Pego todas as minhas roupas, colocando em duas malas grandes de rodinhas e saio da casa que um dia eu a chamei de lar, indo buscar um novo rumo em minha vida.
Compro uma passagem apenas de ida para São Paulo pela a internet e saio de ônibus até a Rodoviária Novo Rio. Eu morava em Guarulhos antes de conhecer a minha ex esposa, mas então eu havia me mudado para o Rio de Janeiro por causa de sua família - ela não queria ficar longe deles- e eu como um bom marido, concedi o seu desejo.
Conheci o amante dela- o meu ex amigo- quando a levei em uma partida de futebol no Maracanã. Ele estava sentado na cadeira ao nosso lado. Compartilhávamos do mesmo time e logo ali, se formou uma amizade.

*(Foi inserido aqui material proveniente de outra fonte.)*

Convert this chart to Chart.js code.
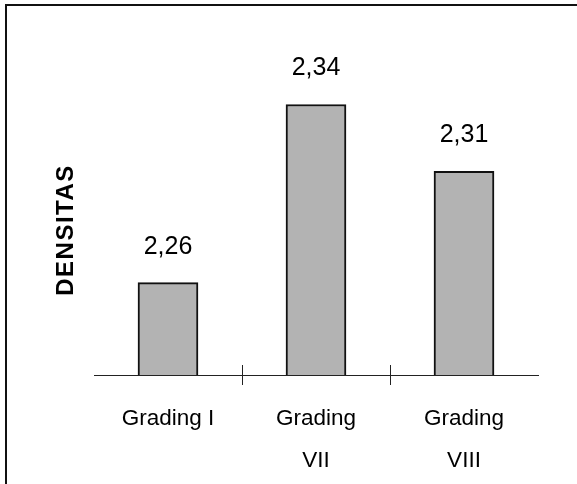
<!DOCTYPE html>
<html>
<head>
<meta charset="utf-8">
<script src="https://cdn.jsdelivr.net/npm/chart.js@4.4.1/dist/chart.umd.min.js"></script>
<style>
    html, body { margin: 0; padding: 0; background: #fff; }
    #wrap { position: relative; width: 577px; height: 484px; }
    #frame {
        position: absolute; left: 5px; top: 4px; right: 0; bottom: 0;
        border-top: 2px solid #111; border-left: 2px solid #111;
        pointer-events: none;
    }
    canvas { position: absolute; left: 0; top: 0; }
</style>
</head>
<body>
<div id="wrap">
    <canvas id="densitas" width="577" height="484"></canvas>
    <div id="frame"></div>
</div>
<script>
const categories = [["Grading I"], ["Grading", "VII"], ["Grading", "VIII"]];
const densitas = [2.26, 2.34, 2.31];
const yTitle = "DENSITAS";
const yMin = 2.2185;
const yMax = 2.36;

const FONT = "'Liberation Sans', Arial, sans-serif";

// value labels above each bar, written with a decimal comma
const valueLabels = {
    id: "valueLabels",
    afterDatasetsDraw(chart) {
        const { ctx } = chart;
        const meta = chart.getDatasetMeta(0);
        ctx.save();
        ctx.font = "25px " + FONT;
        ctx.fillStyle = "#000";
        ctx.textAlign = "center";
        ctx.textBaseline = "middle";
        meta.data.forEach((bar, i) => {
            ctx.fillText(densitas[i].toFixed(2).replace(".", ","), bar.x, bar.y - 36);
        });
        ctx.restore();
    }
};

// small marks crossing the axis between categories, plus the rotated axis title
const axisExtras = {
    id: "axisExtras",
    afterDraw(chart) {
        const { ctx, chartArea, scales: { x } } = chart;
        const y0 = chartArea.bottom;
        ctx.save();
        ctx.strokeStyle = "#222";
        ctx.lineWidth = 1;
        for (let i = 1; i < categories.length; i++) {
            const px = Math.round((x.getPixelForValue(i - 1) + x.getPixelForValue(i)) / 2) + 0.5;
            ctx.beginPath();
            ctx.moveTo(px, y0 - 10);
            ctx.lineTo(px, y0 + 10);
            ctx.stroke();
        }
        ctx.translate(66, 231);
        ctx.rotate(-Math.PI / 2);
        ctx.font = "bold 24px " + FONT;
        ctx.letterSpacing = "1.5px";
        ctx.fillStyle = "#000";
        ctx.textAlign = "center";
        ctx.textBaseline = "middle";
        ctx.fillText(yTitle, 1, 0);
        ctx.restore();
    }
};

new Chart(document.getElementById("densitas"), {
    type: "bar",
    data: {
        labels: categories,
        datasets: [{
            data: densitas,
            backgroundColor: "#b3b3b3",
            borderColor: "#111",
            borderWidth: 2,
            borderSkipped: false,
            barThickness: 60
        }]
    },
    options: {
        responsive: false,
        animation: false,
        layout: { padding: { left: 94, top: 60, right: 39, bottom: 0 } },
        plugins: {
            legend: { display: false },
            tooltip: { enabled: false }
        },
        scales: {
            x: {
                afterFit(scale) { scale.height = 109; },
                grid: { display: false, drawTicks: false },
                border: { display: true, color: "#222", width: 1 },
                ticks: {
                    color: "#000",
                    padding: 23,
                    maxRotation: 0,
                    font: { family: FONT, size: 22.5, lineHeight: 1.85 }
                }
            },
            y: {
                display: false,
                min: yMin,
                max: yMax
            }
        }
    },
    plugins: [valueLabels, axisExtras]
});
</script>
</body>
</html>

Eu como vascaíno doente, o chamava para ir em todos os jogos e minha esposa nem sempre nos acompanhava, mas ele sempre perguntava por ela. No começo, eu pensava que fosse apenas por educação, mas hoje eu entendi tudo- eles estavam tendo um caso pelas as minhas costas e isso me magoa demais.
Vou dar um bom tempo sem ficar com uma mulher. Eu sei que nem todas são assim, mas já tive dor de cabeça o suficiente por um ano inteiro e não quero me meter em mais problemas.